Use differences as texture, not as the focus
Differences add texture and interest, so you don’t need to ignore them entirely. The trick is to make them secondary, not the primary focus. Mention a character’s unusual feature the same way you’d mention a human character’s red hair. It’s a descriptive detail, not a spectacle that needs to be highlighted.
For example, instead of: “Kira’s four arms made her stand out in the crowded bar.”
You could try: “Kira drummed the fingers of her lower hands on the table while the ones above cradled her drink.”
The difference is there, but it’s woven into the character’s actions, rather than made into a statement.
Find the emotional common ground
Ask yourself what your alien characters want that any reader would understand. Is it security? Love? Recognition? Freedom? Then, build your characters around these universal desires, and their alien nature becomes secondary to their humanity.
Writing about everyday life in a futuristic setting
The familiar made unfamiliar
When writing in a science fiction setting, you don’t need to reinvent everything. You can evolve what we already have. People will still need to eat, clean, rest, and manage their homes, even if they’re alien to us. The how changes, but the why remains the same.
Think about how technology has already changed our daily lives. We didn’t stop cooking, but we did change how we do it. When writing about future or alien domestic life, you can follow this pattern: the tasks remain familiar, but the tools will differ. They might also bring their own set of negative tradeoffs you might also like to consider.
Show, don’t tell
The biggest pitfall when writing science fiction settings is over-explaining. Resist the urge to detail every piece of technology or point of difference. Instead, let your characters interact with their environment, and your readers will experience the setting naturally.
Rather than explaining how the dishwasher of the future works, show a character casually tossing plates into a unit and grabbing a clean mug moments later. The reader fills in the gaps, and your world feels lived in rather than like a product manual.
Use sensory detail
What does a home in your sci-fi feel like? When a character walks into a room, what do they smell? What do their clothes feel like? What kind of lighting do they see in their city?
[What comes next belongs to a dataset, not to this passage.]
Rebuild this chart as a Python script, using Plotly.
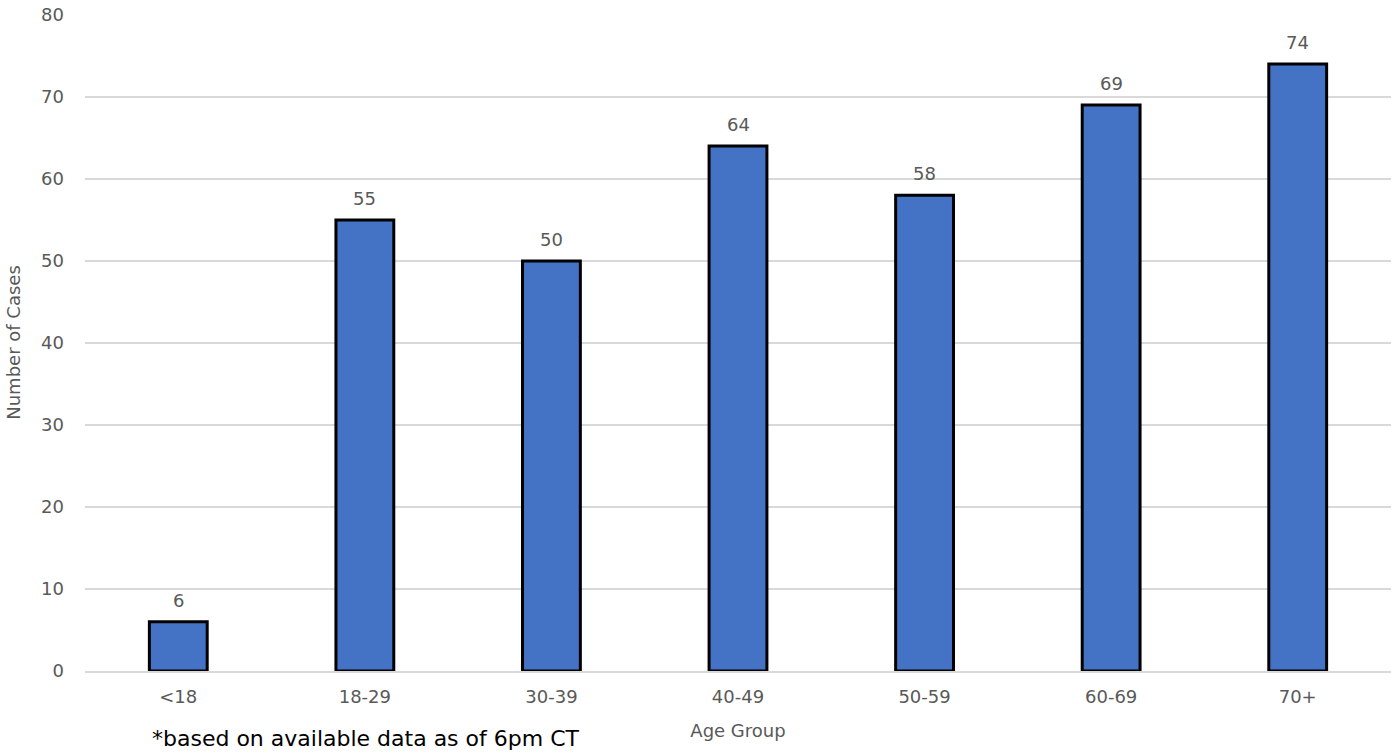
import plotly.graph_objects as go

categories = ["<18", "18-29", "30-39", "40-49", "50-59", "60-69", "70+"]
cases = [6, 55, 50, 64, 58, 69, 74]
y_ticks = [0, 10, 20, 30, 40, 50, 60, 70, 80]

FONT = "DejaVu Sans"
GREY = "#595959"
fig = go.Figure(go.Bar(
    x=categories, y=cases,
    marker=dict(color="#4472C4", line=dict(color="black", width=3)),
    cliponaxis=False, width=0.31, hoverinfo="x+y",
))
# value labels above bars
for c, v in zip(categories, cases):
    fig.add_annotation(x=c, y=v, text=str(v), showarrow=False, yanchor="bottom",
                       yshift=9, font=dict(family=FONT, size=18, color=GREY))

fig.update_layout(
    width=1400, height=753,
    margin=dict(l=85, r=9, t=14, b=82),
    plot_bgcolor="white", paper_bgcolor="white",
    showlegend=False,
    font=dict(family=FONT, color=GREY),
    xaxis=dict(
        title=dict(text="Age Group", font=dict(size=18, color=GREY), standoff=18),
        tickfont=dict(size=18, color=GREY),
        showgrid=False, showline=True, linecolor="#d9d9d9", linewidth=1.5,
        ticklabelstandoff=9, automargin=False,
    ),
    yaxis=dict(
        title=dict(text="Number of Cases", font=dict(size=18, color=GREY), standoff=15),
        tickfont=dict(size=18, color=GREY),
        tickvals=y_ticks, range=[0, 80.1],
        showgrid=True, gridcolor="#d9d9d9", gridwidth=1.5,
        zeroline=False, showline=False,
        ticklabelstandoff=20, automargin=False, ticklabeloverflow="allow",
    ),
)
fig.add_annotation(
    text="*based on available data as of 6pm CT", xref="paper", yref="paper",
    x=(150 - 85) / 1306, y=-(738 - 671) / 657, xanchor="left", yanchor="middle",
    showarrow=False, font=dict(family=FONT, size=22, color="black"),
)
fig.write_html("out.html", config={"displayModeBar": False},
               post_script="document.body.style.margin='0';")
What do their meals taste like?
Small sensory details make your setting tangible and can help you avoid too much exposition or info-dumping all at once.
Getting the balance right
The most effective science fiction often works because it’s not that different from our own world. The emotional stakes are recognisable even when the setting is strange. Your human-like aliens arguing over whose turn it is to run the cleaning cycle is instantly relatable.
Readers will accept your future world if the characters within it feel real, even if they’re fundamentally alien. You don’t need to justify every piece of technology or explain every custom. Instead, focus on your story instead of your worldbuilding. Let it serve the narrative, and not the other way around.